[bionet.general] Sequence accuracy

BROE@AARDVARK.UCS.UOKNOR.EDU (Bruce Roe) (12/05/89)
David,
In regard to the recent discussions regarding Genome Data Submission
and NIH Policy, I also was at the Wolf Trap meeting and was bothered
by two points. 

1. The submission issue and hoarding of data.
2. A discussion of how many errors should be tolerated in the sequence
   data in the human genome project.

	This message addresses my concerns about the second issue.

	How accurate should data be before it is published and entered
into the databases.  The discussion at Wolf Trap ranged from 99% accuracy
(1 mistake/100 bases) to 99.9% accuracy (1 mistake/1000 bases).
	In this regard, recent mail was posted stating that the Automated
DNA sequencing instruments should submit the data directly to the databases.
It should be pointed out that the accuracy of the data collected by
these instruments ranges from 80% to 99% depending on the quality of the
DNA sequenced, the protocols used for sequencing, the instrument used and
its associated programs, and the ability of the individual scientist to 
proof read his/her sequence.  To suggest that these instruments should enter
the data directly to the databases is absurd as no one would want to submit
data which was so filled with errors and sequenced only once.  It also
should be pointed out that each base in a final sequence should be the result
of several experiments in which each base is sequenced a minimum of twice
in one orientation and at least once in the other orientation.  This rule
to insure the greatest accuracy in a sequenced region was termed the
"rule of 3" in Sanger's laboratory at the MRC while we were sequencing
the human mitochondrial genome and has been widely adopted by sequencers.
	Once a sequence has been completed and is submitted for publication
and to one of the databases, one usually is convinced that it is 100%
accurate.  However, in reality the sequence usually does contain errors
which can be minimized by sequencing separate isolates, sequencing following
the "rule of 3", extensive proofreading, and altering the sequencing
conditions such that gel artifacts (compressions) and sequence ambiguities
are as low as possible.
	With this in mind, the issue is to discuss the extent of acceptable
error.  A quick and dirty road map of the human genome would probably have
an error of 1-2% if those of us working on this project were not concerned
with minimizing the errors.  But how minimal is minimal?  What is an
acceptable error to those doing evolutionary comparisons?  The goal of
keeping the errors to less than 1 in 10,000 or even 1 in 1000 may be
unrealistic but what good is the data if it is filled with errors? 
	At present we are sequencing both the human c-abl gene on chromosome
9 and the break point cluster gene (bcr) region on chromosome 22.  Sequencing
both regions will entail determining the sequence of over 500,000 unique
nucleotides.
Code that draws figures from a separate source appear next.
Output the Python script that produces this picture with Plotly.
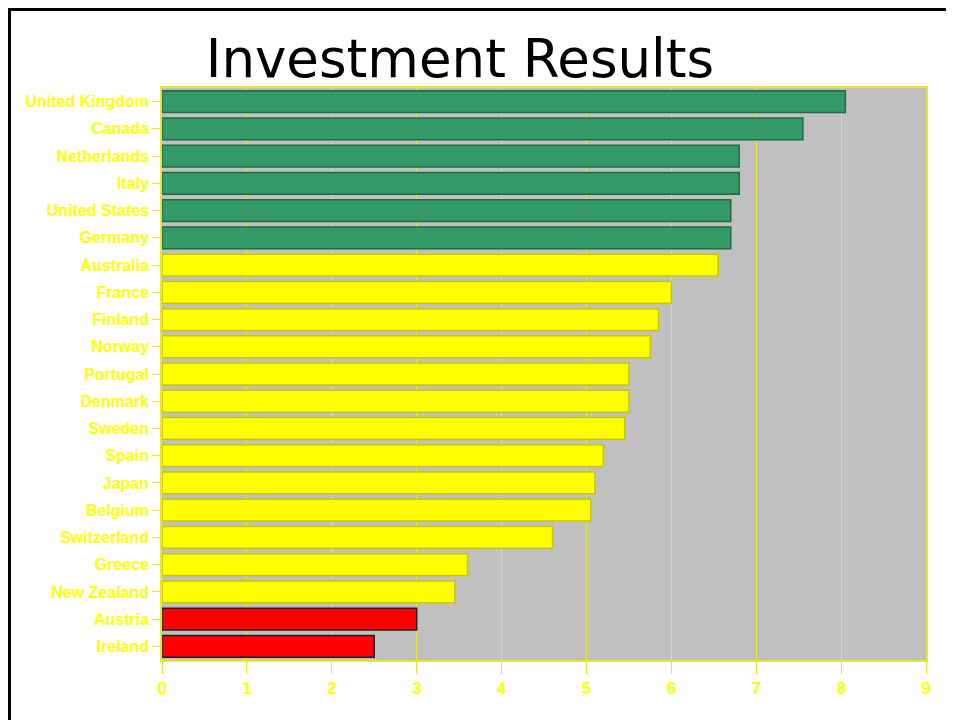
import plotly.graph_objects as go

# data (top to bottom)
countries = ['United Kingdom', 'Canada', 'Netherlands', 'Italy', 'United States',
             'Germany', 'Australia', 'France', 'Finland', 'Norway', 'Portugal',
             'Denmark', 'Sweden', 'Spain', 'Japan', 'Belgium', 'Switzerland',
             'Greece', 'New Zealand', 'Austria', 'Ireland']
results = [8.05, 7.55, 6.8, 6.8, 6.7, 6.7, 6.55, 6.0, 5.85, 5.75, 5.5,
           5.5, 5.45, 5.2, 5.1, 5.05, 4.6, 3.6, 3.45, 3.0, 2.5]
groups = ['top'] * 6 + ['mid'] * 13 + ['low'] * 2
x_ticks = [0, 1, 2, 3, 4, 5, 6, 7, 8, 9]

fill = {'top': '#339966', 'mid': '#ffff00', 'low': '#ff0000'}
edge = {'top': '#1f6b45', 'mid': '#c8c800', 'low': '#202020'}

# page body has an 8px margin, so the figure starts at (8, 8)
OFF = 8
W, H = 954 - OFF, 720 - OFF
ml, mr, mt, mb = 162 - OFF, 954 - 926, 88 - OFF, 720 - 660
pw, ph = W - ml - mr, H - mt - mb

def px_x(v):
    return (v - OFF - ml) / pw

def px_y(v):
    return (H - mb - (v - OFF)) / ph

fig = go.Figure()
fig.add_trace(go.Bar(
    x=results,
    y=countries,
    orientation='h',
    marker=dict(color=[fill[g] for g in groups],
                line=dict(color=[edge[g] for g in groups], width=1.5)),
    hoverinfo='x+y',
))

yellow = '#ffff00'
grid_yellow = '#e6e633'
label_font = dict(family='Liberation Sans, Arial', size=16, color=yellow)

fig.update_layout(
    width=W, height=H,
    margin=dict(l=ml, r=mr, t=mt, b=mb),
    paper_bgcolor='white',
    plot_bgcolor='#c0c0c0',
    bargap=0.2,
    showlegend=False,
    title=dict(text='Investment Results',
               font=dict(family='DejaVu Sans', size=53, color='black'),
               x=(460 - OFF) / W, xanchor='center', y=1 - (58 - OFF) / H, yanchor='middle',
               xref='container', yref='container'),
    xaxis=dict(range=[0, 9], tickvals=x_ticks, ticktext=['<b>%d</b>' % t for t in x_ticks],
               tickfont=dict(family='Liberation Sans, Arial', size=17, color=yellow),
               showgrid=True, gridcolor=grid_yellow, gridwidth=1,
               showline=True, linecolor=grid_yellow, linewidth=2, mirror=True,
               ticks='outside', ticklen=12, tickcolor=grid_yellow, zeroline=False),
    yaxis=dict(autorange='reversed', tickfont=label_font,
               tickvals=countries, ticktext=['<b>%s</b>' % c for c in countries],
               showline=True, linecolor=grid_yellow, linewidth=2, mirror=True,
               ticks='outside', ticklen=8, tickcolor=grid_yellow, showgrid=False),
    shapes=[
        dict(type='line', xref='paper', yref='paper',
             x0=px_x(9.5), x1=px_x(9.5), y0=px_y(9.5), y1=px_y(725),
             line=dict(color='black', width=3)),
        dict(type='line', xref='paper', yref='paper',
             x0=px_x(8), x1=px_x(960), y0=px_y(9.5), y1=px_y(9.5),
             line=dict(color='black', width=3)),
    ],
)

fig.write_html('out.html')
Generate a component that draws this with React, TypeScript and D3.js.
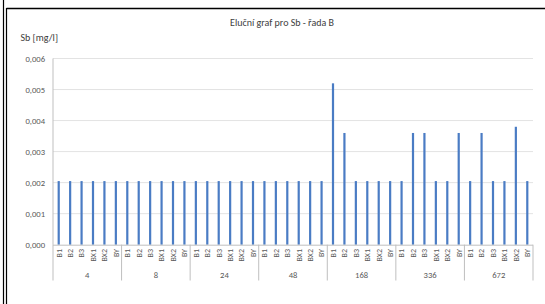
import React from "react";
import * as d3 from "d3";

const groups = ["4", "8", "24", "48", "168", "336", "672"];
const subLabels = ["B1", "B2", "B3", "BX1", "BX2", "BY"];
const values4 = [0.00205, 0.00205, 0.00205, 0.00205, 0.00205, 0.00205];
const values8 = [0.00205, 0.00205, 0.00205, 0.00205, 0.00205, 0.00205];
const values24 = [0.00205, 0.00205, 0.00205, 0.00205, 0.00205, 0.00205];
const values48 = [0.00205, 0.00205, 0.00205, 0.00205, 0.00205, 0.00205];
const values168 = [0.0052, 0.0036, 0.00205, 0.00205, 0.00205, 0.00205];
const values336 = [0.00205, 0.0036, 0.0036, 0.00205, 0.00205, 0.0036];
const values672 = [0.00205, 0.0036, 0.00205, 0.00205, 0.0038, 0.00205];
const yTicks = [0, 0.001, 0.002, 0.003, 0.004, 0.005, 0.006];

const allValues = [values4, values8, values24, values48, values168, values336, values672];

export default function App() {
  const W = 545, H = 304;
  const left = 53, right = 533, top = 58.5, bottom = 244.7;
  const items = groups.flatMap((g, gi) =>
    subLabels.map((s, si) => ({ key: g + "-" + s, group: g, sub: s, value: allValues[gi][si] }))
  );
  const x = d3.scaleBand<string>().domain(items.map((d) => d.key)).range([left, right]).padding(0);
  const y = d3.scaleLinear().domain([0, 0.006]).range([bottom, top]);
  const fmt = (v: number) => v.toFixed(3).replace(".", ",");
  const font = "Carlito, Calibri, 'Liberation Sans', Arial, sans-serif";
  const groupWidth = x.bandwidth() * subLabels.length;
  const sepBottom = 280.5;
  const barW = 2.2;

  return (
    <svg width={W} height={H} style={{ position: "absolute", left: 0, top: 0, background: "#fff" }} fontFamily={font}>
      {/* borders */}
      <line x1={3.5} x2={3.5} y1={0} y2={H} stroke="#000" strokeWidth={1.2} />
      <line x1={6.5} x2={6.5} y1={8} y2={H} stroke="#000" strokeWidth={1.2} />
      <line x1={6.5} x2={W} y1={8.5} y2={8.5} stroke="#000" strokeWidth={1.4} />

      <text x={282} y={26} textAnchor="middle" fontSize={10} fill="#404040">Eluční graf pro Sb - řada B</text>
      <text x={20.5} y={41} fontSize={10} fill="#404040">Sb [mg/l]</text>

      {yTicks.map((t) => (
        <g key={t}>
          {t > 0 && <line x1={left} x2={right} y1={y(t)} y2={y(t)} stroke="#e3e3e3" strokeWidth={1} />}
          <text x={45} y={y(t) + 3} textAnchor="end" fontSize={8.6} fill="#595959">{fmt(t)}</text>
        </g>
      ))}

      {items.map((d) => (
        <rect key={d.key} x={(x(d.key) as number) + x.bandwidth() / 2 - barW / 2} y={y(d.value)} width={barW}
          height={y(0) - y(d.value)} fill="#4a7cc4" />
      ))}

      {/* axes */}
      <line x1={left} x2={right} y1={bottom + 0.5} y2={bottom + 0.5} stroke="#bfbfbf" strokeWidth={1} />
      <line x1={left} x2={left} y1={top} y2={bottom} stroke="#bfbfbf" strokeWidth={1} />
      {groups.map((g, gi) => {
        const gx = left + gi * groupWidth;
        return <line key={"sep" + g} x1={gx} x2={gx} y1={bottom} y2={sepBottom} stroke="#bfbfbf" strokeWidth={1} />;
      })}
      <line x1={right} x2={right} y1={bottom} y2={sepBottom} stroke="#bfbfbf" strokeWidth={1} />

      {items.map((d) => {
        const cx = (x(d.key) as number) + x.bandwidth() / 2;
        return (
          <text key={"l" + d.key} transform={`translate(${cx + 2.8},249) rotate(-90)`} textAnchor="end"
            fontSize={8} fill="#595959">{d.sub}</text>
        );
      })}
      {groups.map((g, gi) => (
        <text key={"g" + g} x={left + (gi + 0.5) * groupWidth} y={277.5} textAnchor="middle" fontSize={8.6}
          fill="#595959">{g}</text>
      ))}
    </svg>
  );
}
To follow the "rule of 3" we must obtain sequence data from
over 1.5 million bases to complete the sequence of the 500,000 nucleotides.
If our accuracy is 99.99% then 50 nucleotide will be in error which may
well be an acceptable level.  However, if our accuracy is 99.9%, 500
nucleotides will be incorrect.  The error of 500 nucleotides out of
500,000 to me is unacceptable. Thus, methods will be needed to rapidly
find these errors and correct them before the sequenced region is entered
into the literature and available in the databases.  Finding and correcting
any sequencing errors takes the major portion of a sequencers time. 
90% of the sequence data usually is collected in 10% of the time and the
remaining 90% of the time for a sequencing project entails collecting the
remaining 10% of the data, most of which is resolving artifacts and
proofreading to minimize the errors.

	To address this issue adequately, it is important that we also 
discuss the cost factors.  If, as several groups have suggested, it now
is possible to collect roughly 10,000 nucleotides of sequence data per
automated DNA sequencing instrument/day with one or more persons feeding
the instrument with DNA sequencing reactions. Therefore, it will take
150 days to collect the 1.5 million nucleotides necessary for us to
complete the sequence of the human genomic c-abl and bcr regions.  But
in light of my above discussion, these 150 days represent only 10% of
the actual work, because clones have to be isolated, and the sequence needs
proofreading, etc. Thus it really will take 1350 instrument-days to complete
the entire sequence with an error of roughly 500 nucleotides.  That's almost
4 years (depending on how you count weekends).
	If the human genome contains roughly 3 billion nucleotides,
then it would take 24,000 years to complete the sequence of the entire
human genome with one instrument and 24 years using 1000 instruments.
At $100,000 per instrument, that's $100 million in instruments alone.
Add to that the cost of scientists feeding the instruments (say 2
scientists/instrument at $30k/year for salary/fringe and another $12k
for supplies and $8K for maintenance on the instrument) and you have
another roughly $100,000 per year times 1000 instruments for 24 years.
This brings the total to $2.4 billion over the 24 years. Because the
cost of supplies may be in excess of $50k/year/automated DNA sequencing
instrument these figure may be a little on the low side. Add another
$100 million for administrative and other expenses and that's $2.6 billion 
to sequence the 3 billion nucleotides of the human genome at 99.9% accuracy,
or roughly $1 a base.  The final figure of $1/base is interestingly close
to exactly what it costs my laboratory today to determine a final sequence.
	To reduce the cost/base to $0.1 (10 cents a base),  suggested as
being a figure which would make the human genome project realistic, would
require something to give.  Either the instruments become 10 fold more
efficient or the accuracy becomes 10 fold less, or some combination of
the two.  In any case, something has to give and I am afraid that accuracy
will suffer because I do not see more than a 2 fold increase in efficiency
of the automated DNA sequencing instruments in the near future.
	This tome has broken all the rules of e-mail except for using any
vulgar words or being an unauthorized advertisement.  I apologize for its
length but not for its contents.  The question remains "How accurate is
acceptable and is the cost worth it?"  I await comments from my colleagues.

	Bruce A. Roe
	Professor of Chemistry and Biochemistry
        INTERNET: BROE@aardvark.ucs.uoknor.edu
	AT&TNET:  405-325-4912
	SnailNet: Department of Chemistry and Biochemistry
		  University of Oklahoma
		  620 Parrington Oval, Rm 208
		  Norman, Oklahoma 73017